MATERIAL PROVIDED →
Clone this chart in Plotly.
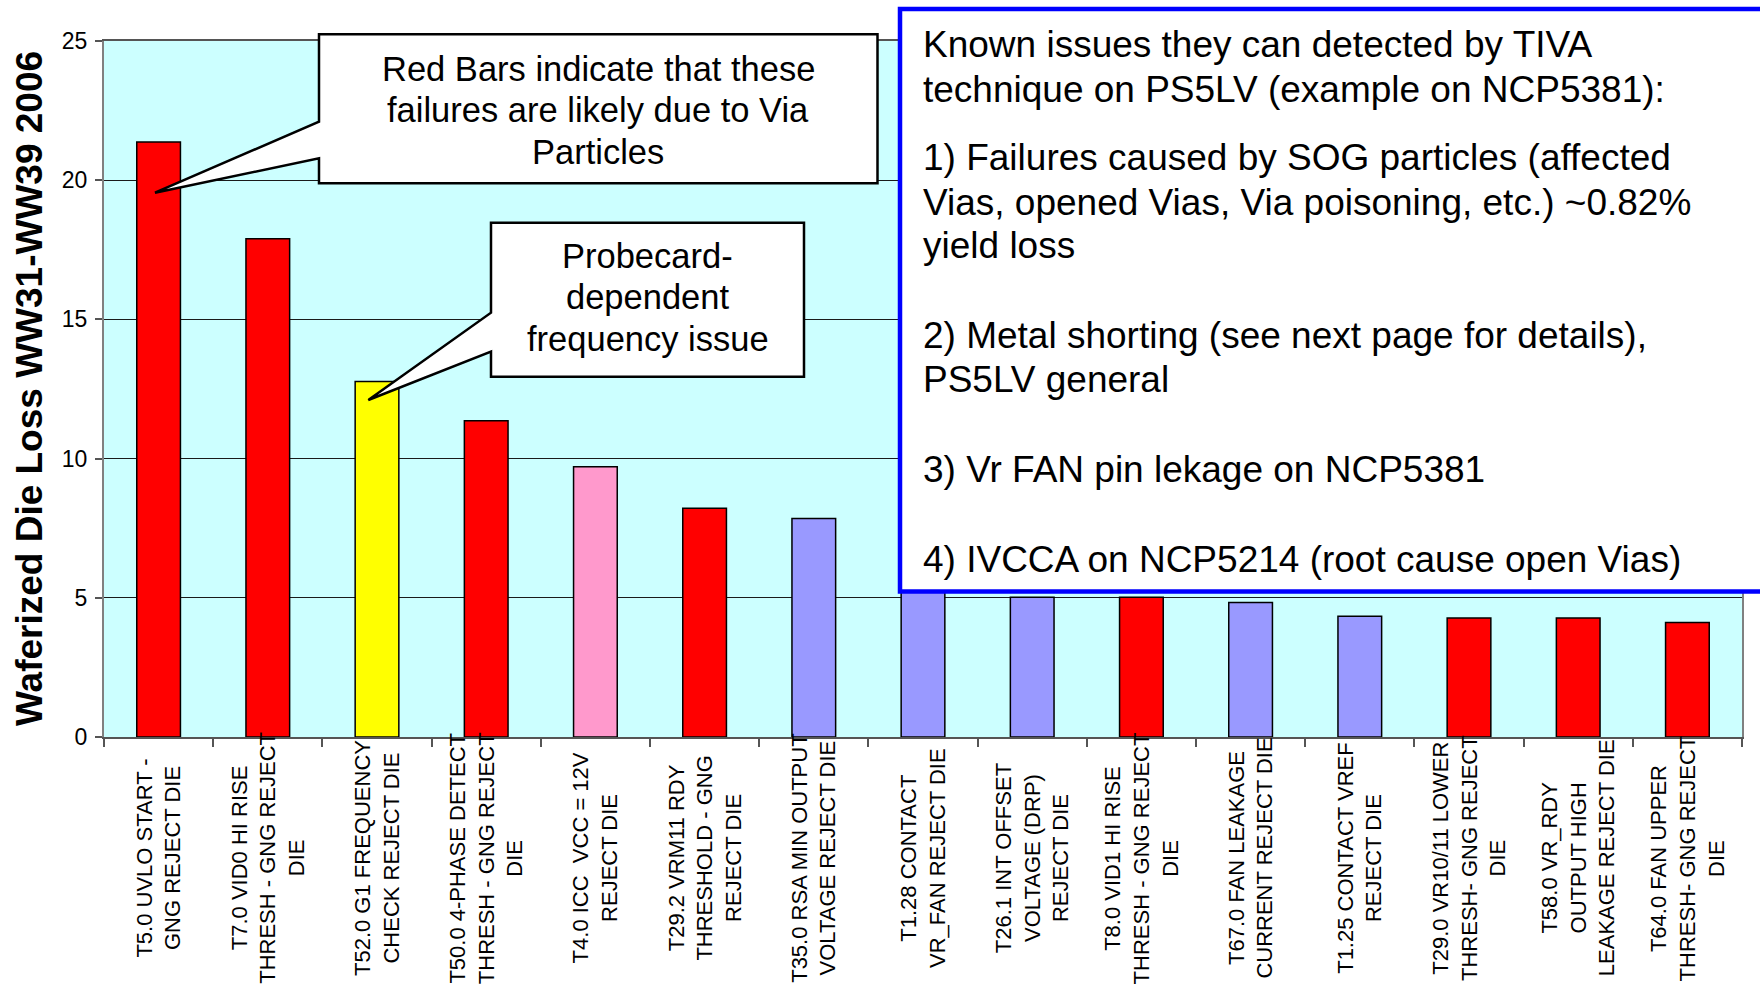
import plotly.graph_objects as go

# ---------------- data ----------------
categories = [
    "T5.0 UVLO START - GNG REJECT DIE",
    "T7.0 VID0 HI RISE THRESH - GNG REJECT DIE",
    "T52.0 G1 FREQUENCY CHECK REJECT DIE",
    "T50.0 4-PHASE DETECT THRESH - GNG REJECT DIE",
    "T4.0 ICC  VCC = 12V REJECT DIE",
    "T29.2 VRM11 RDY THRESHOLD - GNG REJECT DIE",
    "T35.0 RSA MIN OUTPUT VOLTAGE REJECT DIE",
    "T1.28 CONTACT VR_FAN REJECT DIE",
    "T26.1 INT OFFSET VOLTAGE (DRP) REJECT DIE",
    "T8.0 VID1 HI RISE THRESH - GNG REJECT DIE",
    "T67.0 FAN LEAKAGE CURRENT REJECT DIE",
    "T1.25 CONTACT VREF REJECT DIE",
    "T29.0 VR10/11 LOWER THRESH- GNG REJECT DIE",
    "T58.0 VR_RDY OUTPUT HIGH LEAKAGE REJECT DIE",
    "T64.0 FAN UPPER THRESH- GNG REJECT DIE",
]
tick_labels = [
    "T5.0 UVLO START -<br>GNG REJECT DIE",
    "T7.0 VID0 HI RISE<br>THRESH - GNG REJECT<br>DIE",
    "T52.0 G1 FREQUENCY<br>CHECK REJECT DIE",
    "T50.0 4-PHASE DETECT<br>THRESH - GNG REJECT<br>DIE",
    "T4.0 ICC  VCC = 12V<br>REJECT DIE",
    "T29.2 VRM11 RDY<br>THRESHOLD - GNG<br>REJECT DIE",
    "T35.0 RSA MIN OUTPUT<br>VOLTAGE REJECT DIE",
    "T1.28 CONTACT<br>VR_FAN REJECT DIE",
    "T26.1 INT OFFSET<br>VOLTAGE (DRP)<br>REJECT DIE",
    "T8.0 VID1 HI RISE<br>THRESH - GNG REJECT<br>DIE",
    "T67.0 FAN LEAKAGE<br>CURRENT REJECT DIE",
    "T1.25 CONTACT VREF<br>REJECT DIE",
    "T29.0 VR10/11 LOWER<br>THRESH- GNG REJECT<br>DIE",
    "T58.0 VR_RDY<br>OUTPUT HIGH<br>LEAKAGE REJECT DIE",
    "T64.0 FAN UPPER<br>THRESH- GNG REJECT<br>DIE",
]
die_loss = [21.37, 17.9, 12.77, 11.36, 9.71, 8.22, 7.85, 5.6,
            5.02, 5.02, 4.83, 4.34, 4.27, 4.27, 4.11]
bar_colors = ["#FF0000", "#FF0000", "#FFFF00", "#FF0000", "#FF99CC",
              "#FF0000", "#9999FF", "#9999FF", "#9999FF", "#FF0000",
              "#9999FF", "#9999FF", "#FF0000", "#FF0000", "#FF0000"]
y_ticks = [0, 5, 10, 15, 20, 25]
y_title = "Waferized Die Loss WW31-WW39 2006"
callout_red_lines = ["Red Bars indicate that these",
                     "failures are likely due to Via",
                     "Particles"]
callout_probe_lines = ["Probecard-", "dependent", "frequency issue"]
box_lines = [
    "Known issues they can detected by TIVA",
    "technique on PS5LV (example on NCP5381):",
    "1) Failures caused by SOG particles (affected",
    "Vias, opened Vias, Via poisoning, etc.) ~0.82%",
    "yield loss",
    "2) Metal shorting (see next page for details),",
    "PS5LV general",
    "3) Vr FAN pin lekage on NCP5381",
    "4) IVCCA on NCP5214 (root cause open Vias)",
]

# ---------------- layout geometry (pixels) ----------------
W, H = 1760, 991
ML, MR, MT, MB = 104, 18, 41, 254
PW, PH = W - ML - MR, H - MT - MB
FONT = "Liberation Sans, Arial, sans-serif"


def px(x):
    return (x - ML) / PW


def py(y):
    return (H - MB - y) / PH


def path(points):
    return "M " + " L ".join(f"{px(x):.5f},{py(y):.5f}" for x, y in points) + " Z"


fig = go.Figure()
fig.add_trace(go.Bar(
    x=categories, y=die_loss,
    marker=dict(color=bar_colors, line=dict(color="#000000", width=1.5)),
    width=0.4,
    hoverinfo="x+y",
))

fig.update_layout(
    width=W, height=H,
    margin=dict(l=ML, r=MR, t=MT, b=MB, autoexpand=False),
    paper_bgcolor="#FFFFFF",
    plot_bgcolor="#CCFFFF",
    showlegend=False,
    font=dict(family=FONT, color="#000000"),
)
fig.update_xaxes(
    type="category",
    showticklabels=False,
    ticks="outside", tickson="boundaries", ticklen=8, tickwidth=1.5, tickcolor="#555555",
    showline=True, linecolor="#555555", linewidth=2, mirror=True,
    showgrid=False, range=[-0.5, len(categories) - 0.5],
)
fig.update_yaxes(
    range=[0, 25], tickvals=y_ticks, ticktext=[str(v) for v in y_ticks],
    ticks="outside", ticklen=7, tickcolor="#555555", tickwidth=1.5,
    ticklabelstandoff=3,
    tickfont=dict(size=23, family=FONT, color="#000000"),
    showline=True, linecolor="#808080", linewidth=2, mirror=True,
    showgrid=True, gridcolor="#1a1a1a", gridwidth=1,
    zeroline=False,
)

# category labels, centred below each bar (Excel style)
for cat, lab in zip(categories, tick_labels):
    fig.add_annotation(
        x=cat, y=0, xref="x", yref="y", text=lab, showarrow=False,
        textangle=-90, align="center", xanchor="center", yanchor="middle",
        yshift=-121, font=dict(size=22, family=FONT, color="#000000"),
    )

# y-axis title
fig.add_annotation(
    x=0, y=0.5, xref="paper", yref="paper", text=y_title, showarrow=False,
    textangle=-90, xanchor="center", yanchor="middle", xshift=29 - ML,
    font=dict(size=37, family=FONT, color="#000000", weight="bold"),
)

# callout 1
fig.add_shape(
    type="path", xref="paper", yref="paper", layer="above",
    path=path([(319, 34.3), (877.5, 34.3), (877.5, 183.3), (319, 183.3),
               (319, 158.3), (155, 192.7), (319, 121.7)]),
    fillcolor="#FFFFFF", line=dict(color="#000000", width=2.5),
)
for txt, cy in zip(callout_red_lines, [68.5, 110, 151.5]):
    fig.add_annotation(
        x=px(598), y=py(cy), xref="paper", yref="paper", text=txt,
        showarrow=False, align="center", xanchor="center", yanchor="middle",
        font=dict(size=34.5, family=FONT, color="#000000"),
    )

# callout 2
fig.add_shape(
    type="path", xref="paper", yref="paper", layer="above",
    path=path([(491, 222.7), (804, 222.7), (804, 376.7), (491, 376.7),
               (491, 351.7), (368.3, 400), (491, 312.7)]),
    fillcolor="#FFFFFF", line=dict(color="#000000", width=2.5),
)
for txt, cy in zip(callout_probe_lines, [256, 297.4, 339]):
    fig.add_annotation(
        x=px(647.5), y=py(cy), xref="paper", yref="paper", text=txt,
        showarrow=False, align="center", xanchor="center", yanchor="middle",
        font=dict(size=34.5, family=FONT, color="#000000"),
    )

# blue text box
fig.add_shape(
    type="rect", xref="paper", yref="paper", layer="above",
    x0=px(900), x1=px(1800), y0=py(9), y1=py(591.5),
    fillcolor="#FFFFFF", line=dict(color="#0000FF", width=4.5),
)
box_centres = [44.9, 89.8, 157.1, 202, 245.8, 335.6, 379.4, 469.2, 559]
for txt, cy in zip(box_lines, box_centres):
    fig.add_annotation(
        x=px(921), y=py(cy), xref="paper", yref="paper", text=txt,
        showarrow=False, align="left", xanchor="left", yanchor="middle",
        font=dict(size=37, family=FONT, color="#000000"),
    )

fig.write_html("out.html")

WORK TO DO → From the first line above down to the line with "import plotly.graph_objects as go", reproduce every line and no others, omitting pictures.

COMPLETE OUTPUT →
Clone this chart in Plotly.
import plotly.graph_objects as go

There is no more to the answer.